From: George D. Stout Compton's Traditional Bowhunters
Date: 11-Jan-19




Tom, I know a guy....hvac tech....that can taper them to help make them work for you. I'm not talking nock and point, I'm talking a ten inch or more taper on the tail end...and precise. You probably know Joe yourself. Just a thought.

From: 2 bears
Date: 11-Jan-19




Not a good idea. Sanding and or tapering is the best option other than new shafts. >>>----> ken

From: Krag
Date: 11-Jan-19




First time I shot wood over 20 years ago I didn't know squat about grain direction, set up or tuning wood arrows. I got a bunch of chundoo shafts - cheapest I could find - and made arrows cut to my draw length plus an inch. Won 2nd place at a local 3D shoot once with them but probably didn't shoot well enough overall to notice the difference. Today I'm still using shafts from that bunch but now the arrows are oriented correctly, marked for spine and weight, and only a few of those left made the cut. And I probably still don't shoot well enough to make a difference!

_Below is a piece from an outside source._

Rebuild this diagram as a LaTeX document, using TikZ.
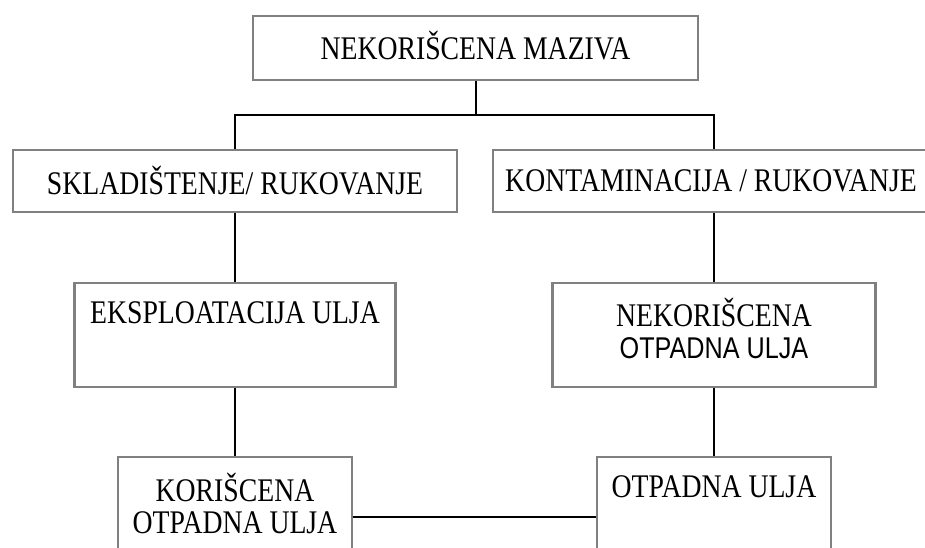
\documentclass[tikz,border=0pt]{standalone}
\usepackage{fontspec}
\setmainfont[FakeStretch=0.84]{Liberation Serif}
\newfontfamily\arialfont[FakeStretch=0.84]{Liberation Sans}
\usepackage{tikz}

\tikzset{
    box/.style={draw=gray, line width=2.5pt, fill=white, inner sep=0pt,
        minimum height=62pt, align=center},
    link/.style={line width=2pt, black},
}

\begin{document}
\begin{tikzpicture}[x=1pt, y=-1pt, font=\fontsize{33}{32}\selectfont]
    \useasboundingbox (0,0) rectangle (925,548);
    \clip (0,0) rectangle (925,548);
    % Top box
    \node[box, minimum width=445pt, minimum height=64pt] (maziva) at (475.5,48) {};
    \node (mazivat) at (475.5,46) {NEKORIŠCENA MAZIVA};
    % Second row
    \node[box, minimum width=444pt] (sklad) at (235,181) {};
    \node (skladt) at (235,181) {SKLADIŠTENJE/ RUKOVANJE};
    \node[box, minimum width=442pt] (kontam) at (714,181) {};
    \node (kontamt) at (711,181) {KONTAMINACIJA / RUKOVANJE};
    % Third row
    \node[box, minimum width=321pt, minimum height=104pt] (eksp) at (235,335) {};
    \node (ekspt) at (235,313) {EKSPLOATACIJA ULJA};
    \node[box, minimum width=323pt, minimum height=104pt] (nekot) at (714,335) {};
    \node[align=center] (nekott) at (714,328)
        {NEKORIŠCENA\\{\arialfont\fontsize{30}{32}\selectfont OTPADNA ULJA}};
    % Bottom row
    \node[box, minimum width=234pt, minimum height=120pt] (korisc) at (235,517) {};
    \node[align=center] (korisct) at (235,503) {KORIŠCENA\\OTPADNA ULJA};
    \node[box, minimum width=234pt, minimum height=120pt] (otpad) at (714,517) {};
    \node (otpadt) at (714,487) {OTPADNA ULJA};
    % Connectors
    \coordinate (fork) at (475.5,115);
    \draw[link] (maziva.south) -- (fork);
    \draw[link] (sklad.north) |- (fork) -| (kontam.north);
    \draw[link] (sklad) -- (eksp);
    \draw[link] (kontam) -- (nekot);
    \draw[link] (eksp) -- (korisc);
    \draw[link] (nekot) -- (otpad);
    \draw[link] (korisc) -- (otpad);
\end{tikzpicture}
\end{document}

From: aromakr Professional Bowhunters Society - Qualified Member
Date: 11-Jan-19




Krag:

Probably one of the main reasons you don't shoot well. The correct arrow is far more important than what your bow is.

Bob

From: camodave
Date: 11-Jan-19




If you are going to shoot wood you need to get a setup where you can chuck and arrow and take some spine off with sandpaper.

DDave

From: DanaC
Date: 12-Jan-19




"The correct arrow is far more important than what your bow is. "

Gold.

From: Mountain Man
Date: 12-Jan-19




Tom change your point weight or up your draw weight ; ) Good excuse to get new bow!

From: fdp
Date: 12-Jan-19




In my mind the only viable options are decreasing centershot, increasing point weight, or decreasing static spine. Perhaps a combination of those.

As for a spine tester I posted one here a few wekks ago that we put together at friends house to check spine in a situation like this that is as accurate as any out there and cost about $10.00 and 5 minutes to set up.